Required task – Repeat everything from the first line of the listing below through the line that contains "(proc) at (182,251)", exactly. Leave out pictures.

━━━━━ Entries supplied ━━━━━

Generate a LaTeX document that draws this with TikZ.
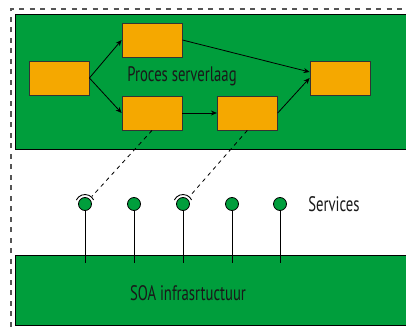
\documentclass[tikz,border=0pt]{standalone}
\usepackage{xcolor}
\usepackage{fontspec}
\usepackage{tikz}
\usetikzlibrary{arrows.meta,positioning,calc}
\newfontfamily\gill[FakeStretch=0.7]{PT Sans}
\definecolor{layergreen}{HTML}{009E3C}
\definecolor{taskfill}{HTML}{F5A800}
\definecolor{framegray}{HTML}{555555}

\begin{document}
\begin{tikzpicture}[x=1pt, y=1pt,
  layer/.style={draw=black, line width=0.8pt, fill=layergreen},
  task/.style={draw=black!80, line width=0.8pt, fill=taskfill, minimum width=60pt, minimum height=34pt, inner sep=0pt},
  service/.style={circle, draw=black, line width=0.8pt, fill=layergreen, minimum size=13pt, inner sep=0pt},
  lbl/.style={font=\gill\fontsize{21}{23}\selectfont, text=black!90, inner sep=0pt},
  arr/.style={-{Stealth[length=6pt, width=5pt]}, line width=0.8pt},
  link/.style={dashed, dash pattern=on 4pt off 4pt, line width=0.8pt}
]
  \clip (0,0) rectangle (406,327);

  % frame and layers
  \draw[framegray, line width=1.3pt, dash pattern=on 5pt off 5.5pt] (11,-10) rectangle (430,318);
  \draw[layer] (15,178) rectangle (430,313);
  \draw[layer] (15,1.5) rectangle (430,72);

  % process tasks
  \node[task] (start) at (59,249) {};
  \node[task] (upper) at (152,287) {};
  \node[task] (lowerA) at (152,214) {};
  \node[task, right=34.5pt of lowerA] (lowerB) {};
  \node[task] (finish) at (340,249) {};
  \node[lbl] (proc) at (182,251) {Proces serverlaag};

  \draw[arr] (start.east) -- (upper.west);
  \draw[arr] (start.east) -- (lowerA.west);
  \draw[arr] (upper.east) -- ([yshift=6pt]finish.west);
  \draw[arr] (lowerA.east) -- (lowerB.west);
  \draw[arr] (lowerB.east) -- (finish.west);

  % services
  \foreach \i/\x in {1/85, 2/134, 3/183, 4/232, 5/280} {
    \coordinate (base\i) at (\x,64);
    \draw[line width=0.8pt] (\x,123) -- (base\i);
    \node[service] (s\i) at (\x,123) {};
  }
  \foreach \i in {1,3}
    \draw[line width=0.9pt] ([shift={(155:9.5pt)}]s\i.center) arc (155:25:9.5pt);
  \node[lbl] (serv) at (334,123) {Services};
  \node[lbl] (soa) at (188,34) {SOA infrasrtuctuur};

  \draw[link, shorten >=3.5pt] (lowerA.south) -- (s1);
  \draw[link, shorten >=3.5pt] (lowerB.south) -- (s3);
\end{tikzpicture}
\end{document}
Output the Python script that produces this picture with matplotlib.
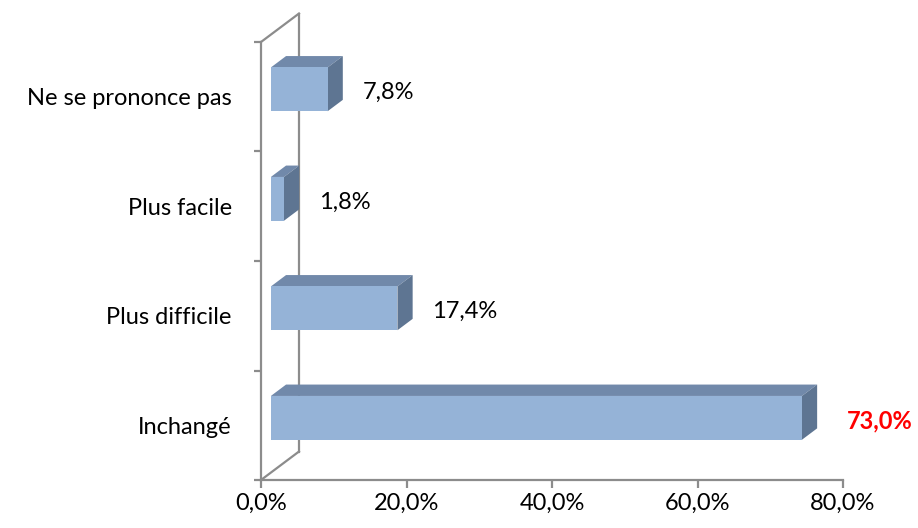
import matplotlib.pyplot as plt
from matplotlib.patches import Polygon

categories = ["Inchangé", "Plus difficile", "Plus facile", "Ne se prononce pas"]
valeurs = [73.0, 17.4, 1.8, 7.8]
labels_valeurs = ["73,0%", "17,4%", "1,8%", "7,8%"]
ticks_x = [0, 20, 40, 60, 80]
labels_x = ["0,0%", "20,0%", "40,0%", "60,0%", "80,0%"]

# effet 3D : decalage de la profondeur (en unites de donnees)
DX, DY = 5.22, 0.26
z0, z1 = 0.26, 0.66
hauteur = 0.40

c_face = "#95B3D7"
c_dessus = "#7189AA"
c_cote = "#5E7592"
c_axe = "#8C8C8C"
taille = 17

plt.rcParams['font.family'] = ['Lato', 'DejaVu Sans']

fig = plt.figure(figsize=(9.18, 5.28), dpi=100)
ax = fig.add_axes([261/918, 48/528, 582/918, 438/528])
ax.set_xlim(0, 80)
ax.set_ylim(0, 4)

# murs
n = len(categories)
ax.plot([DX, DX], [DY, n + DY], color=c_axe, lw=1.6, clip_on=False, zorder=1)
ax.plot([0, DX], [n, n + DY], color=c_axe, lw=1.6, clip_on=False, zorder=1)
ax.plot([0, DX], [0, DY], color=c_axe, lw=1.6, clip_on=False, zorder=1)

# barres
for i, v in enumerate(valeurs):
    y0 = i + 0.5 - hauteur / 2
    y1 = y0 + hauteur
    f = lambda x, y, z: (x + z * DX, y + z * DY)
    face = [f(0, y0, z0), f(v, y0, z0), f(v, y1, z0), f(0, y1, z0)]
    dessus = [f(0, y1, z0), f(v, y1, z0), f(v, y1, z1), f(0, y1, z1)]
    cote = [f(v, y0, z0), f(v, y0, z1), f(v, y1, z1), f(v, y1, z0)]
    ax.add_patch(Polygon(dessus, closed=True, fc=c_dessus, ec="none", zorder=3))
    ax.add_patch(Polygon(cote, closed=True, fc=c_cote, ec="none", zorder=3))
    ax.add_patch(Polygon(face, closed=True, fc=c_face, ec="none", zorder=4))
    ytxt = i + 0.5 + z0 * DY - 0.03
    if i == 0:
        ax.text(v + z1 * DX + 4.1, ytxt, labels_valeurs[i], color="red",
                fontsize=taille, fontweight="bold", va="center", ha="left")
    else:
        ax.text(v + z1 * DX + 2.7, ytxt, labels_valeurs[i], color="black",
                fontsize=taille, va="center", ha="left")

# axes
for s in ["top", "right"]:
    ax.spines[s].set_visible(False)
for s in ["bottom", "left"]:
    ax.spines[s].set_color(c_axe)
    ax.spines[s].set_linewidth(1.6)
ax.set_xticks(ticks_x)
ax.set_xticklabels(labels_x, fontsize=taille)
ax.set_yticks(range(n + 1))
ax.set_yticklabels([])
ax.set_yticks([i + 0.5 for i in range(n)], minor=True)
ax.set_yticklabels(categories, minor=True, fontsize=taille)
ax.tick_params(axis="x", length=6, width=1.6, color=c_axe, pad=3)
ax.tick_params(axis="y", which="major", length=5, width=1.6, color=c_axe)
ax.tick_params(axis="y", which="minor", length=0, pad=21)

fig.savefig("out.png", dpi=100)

━━━━━

Exercise output –
Generate a LaTeX document that draws this with TikZ.
\documentclass[tikz,border=0pt]{standalone}
\usepackage{xcolor}
\usepackage{fontspec}
\usepackage{tikz}
\usetikzlibrary{arrows.meta,positioning,calc}
\newfontfamily\gill[FakeStretch=0.7]{PT Sans}
\definecolor{layergreen}{HTML}{009E3C}
\definecolor{taskfill}{HTML}{F5A800}
\definecolor{framegray}{HTML}{555555}

\begin{document}
\begin{tikzpicture}[x=1pt, y=1pt,
  layer/.style={draw=black, line width=0.8pt, fill=layergreen},
  task/.style={draw=black!80, line width=0.8pt, fill=taskfill, minimum width=60pt, minimum height=34pt, inner sep=0pt},
  service/.style={circle, draw=black, line width=0.8pt, fill=layergreen, minimum size=13pt, inner sep=0pt},
  lbl/.style={font=\gill\fontsize{21}{23}\selectfont, text=black!90, inner sep=0pt},
  arr/.style={-{Stealth[length=6pt, width=5pt]}, line width=0.8pt},
  link/.style={dashed, dash pattern=on 4pt off 4pt, line width=0.8pt}
]
  \clip (0,0) rectangle (406,327);

  % frame and layers
  \draw[framegray, line width=1.3pt, dash pattern=on 5pt off 5.5pt] (11,-10) rectangle (430,318);
  \draw[layer] (15,178) rectangle (430,313);
  \draw[layer] (15,1.5) rectangle (430,72);

  % process tasks
  \node[task] (start) at (59,249) {};
  \node[task] (upper) at (152,287) {};
  \node[task] (lowerA) at (152,214) {};
  \node[task, right=34.5pt of lowerA] (lowerB) {};
  \node[task] (finish) at (340,249) {};
  \node[lbl] (proc) at (182,251) {Proces serverlaag};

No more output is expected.